Priority infrastructure projects worth around $11 billion have either been completed or are being implemented. Among these are the upgrading of the Phnom Penh (Cambodia)-Ho Chi Minh City (Viet Nam) highway and the East-West Economic Corridor that will eventually extend from the Andaman Sea to Da Nang.
By the end of 2013, the GMS program had mobilized $16.6 billion in investment projects and $330.8 million in technical assistance, of which ADB’s support amounted to $6.0 billion for investments and $115.1 million for technical assistance.
The different sectors of the GMS program and the various initiatives being implemented are:
Working Group on Agriculture (WGA) - Established in 2002, the WGA is a mechanism for agricultural cooperation in the GMS, with a mission statement to "help reduce poverty through partnerships with rural communities to promote agriculture trade, food security, and sustainable livelihoods".
GMS Energy Roadmap aims to deliver sustainable, secure, competitive and low carbon energy in the subregion
Core Environment Program - Launched in 2006, the CEP is based on the GMS countries’ commitment to sustainable use of shared natural resources and environment.

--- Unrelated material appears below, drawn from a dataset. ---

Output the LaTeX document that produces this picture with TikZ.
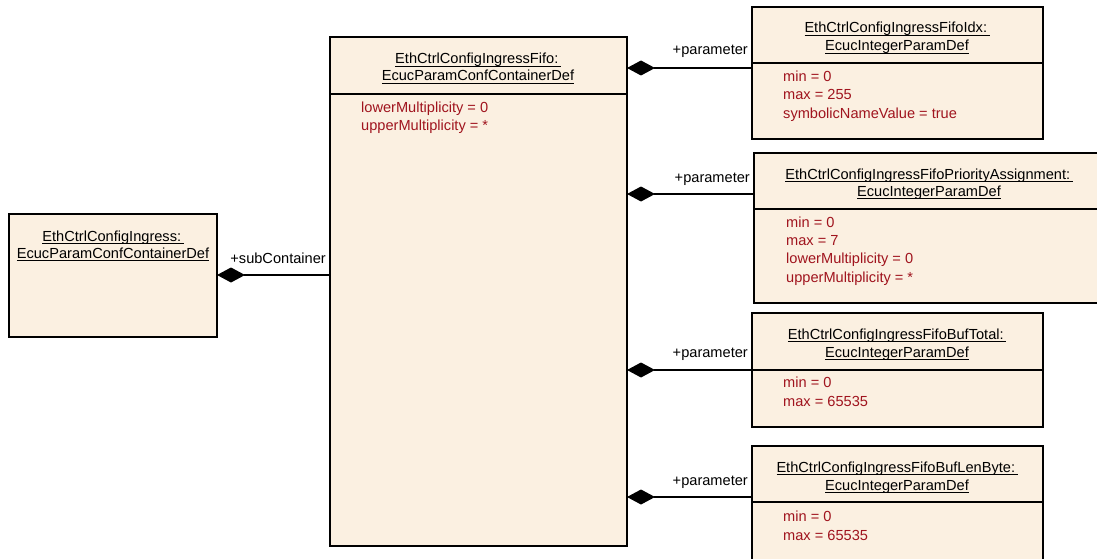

The CEP will empower GMS countries to effectively manage their environment and economic development—through enhanced connectivity, improved competitiveness, and a better sense of community in the subregion—to achieve an overall and sustainable improvement in people's lives.
Human Resource Development
HIV Prevention and the Infrastructure Sector in the GMS - The goal of a more integrated , prosperous and equitable GMS can be achieved only if the ongoing spread of HIV and AIDS in the region is comprehensively addressed. ADB has both an obligation to mitigate the HIV risks associated with transport and other large infrastructure projects, and an opportunity to contribute strategically and effectively to the fight against HIV/AIDS and poverty in the region.
Phnom Penh Plan for Development Management (PPP) - Launched in 2002, the PPP is designed to help develop a core group of motivated development leaders and managers who are competent to manage the complex and challenging GMS development agenda. This capacity-building intitiative of the GMS countries is funded by ADB through its Technical Assistance Special Fund.
Working Group on Human Resource Development (WGHRD) - The WGHRD was established in 1995 to promote human resource development cooperation in the GMS. The WGHRD has been addressing subregional issues in education and skills development, labor and migration, health and social development.
As the GMS economies open up to foreign investment as a means to finance development, the need for enhanced cooperation and experience sharing among the investment-related agencies in the subregion has become increasingly important.
The overall vision for this sector in GMS is to establish enhanced telecommunications linkages that facilitate the flow of and access to information.
The GMS Tourism sector strategy is built on the principles of sustainable tourism development that is economically viable, ecologically sound, and has minimal negative social impacts on the local community.
As the economies of the subregion open up to, and become increasingly integrated through, trade and investment, there is a need for enhanced cooperation in improving the ability for the participating economies to exchange products and relevant services effectively.
Cross-Border Transport Agreement (CBTA) - The CBTA is a compact and comprehensive multilateral instrument that covers all the relevant aspects of cross-border transport facilitation in one document. The CBTA applies to selected and mutually agreed upon routes and points of entry and exit in the signatory countries.
Development of Economic Corridors - Adopted by the GMS countries during the 8th GMS Ministerial Meeting in Manila in 1998. The 'economic corridor' approach recognizes that development entails infrastructure integrated with other economic opportunities. These include trade and investment, and efforts to address social and other impacts arising from increased connectivity.